Robot Completes First Autonomous Gallbladder Surgery on Lifelike Model

Robot Completes First Autonomous Gallbladder Surgery on Lifelike Model
Source: Midjourney - generated by AI (Not a photo of the robot featured in this brief)
  • A Johns Hopkins robot successfully carried out a full gallbladder removal without human control.
  • It learned the procedure by watching annotated surgical videos and responded to voice cues in real time.

A surgical robot from Johns Hopkins University has performed a realistic gallbladder removal entirely on its own. Known as the Surgical Robot Transformer-Hierarchy (SRT-H), the system operated on a lifelike model, handling real-world challenges and adapting on the fly, without needing direct human input.

The robot was trained using video footage of surgeons performing the same procedure on pig cadavers, with captions describing each step. After watching these examples, it completed all 17 tasks involved in the surgery with perfect accuracy. During the operation, it also responded to spoken instructions like a trainee working under a mentor’s guidance.
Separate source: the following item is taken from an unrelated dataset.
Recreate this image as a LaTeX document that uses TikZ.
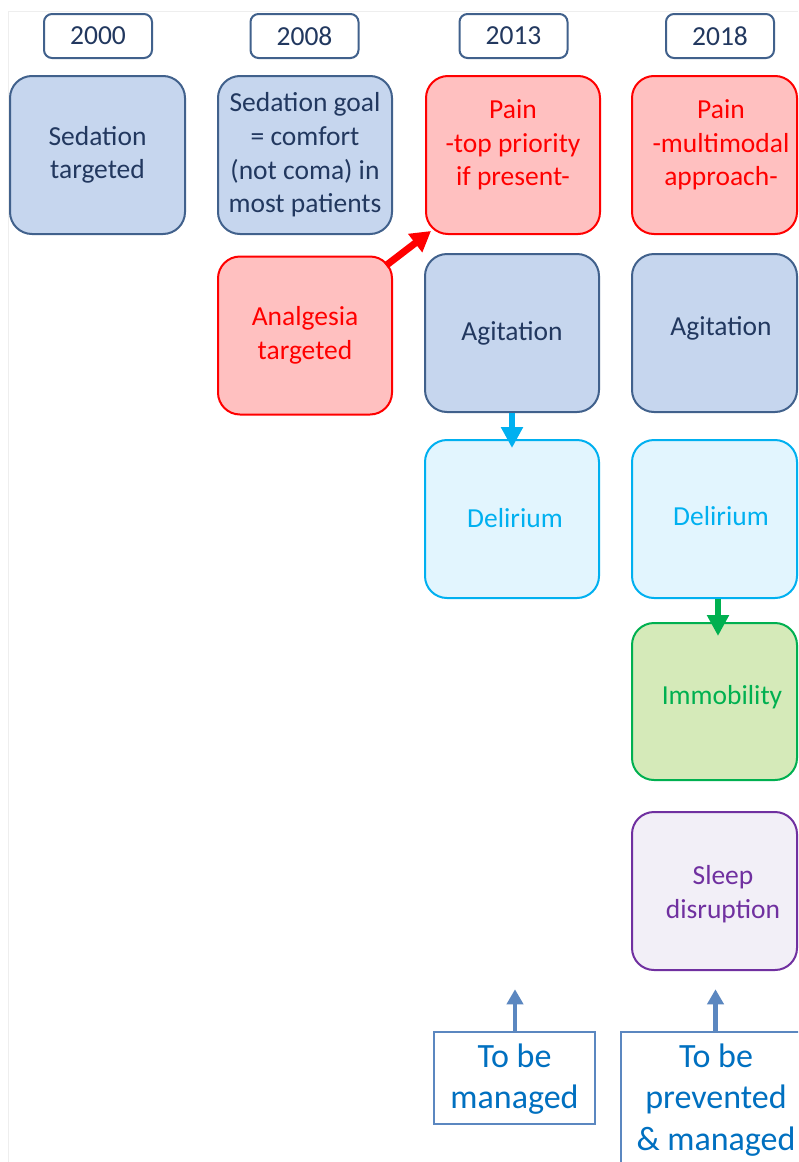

The findings are published in Science Robotics. Johns Hopkins researchers describe the work as a shift from robots executing set tasks to systems capable of performing full procedures with real-time adaptability. They report that the robot completed the gallbladder surgery accurately, even when faced with anatomical variation, altered conditions, and unexpected scenarios.


🌀 Tom’s Take:

Spatial computing is rapidly reshaping the operating room. Recent breakthroughs in robotics, AI, and XR have already enabled surgeons to perform procedures remotely and access medical data hands-free. Now, new research from Johns Hopkins University takes the next leap, showcasing a robot performing an entire surgical procedure autonomously.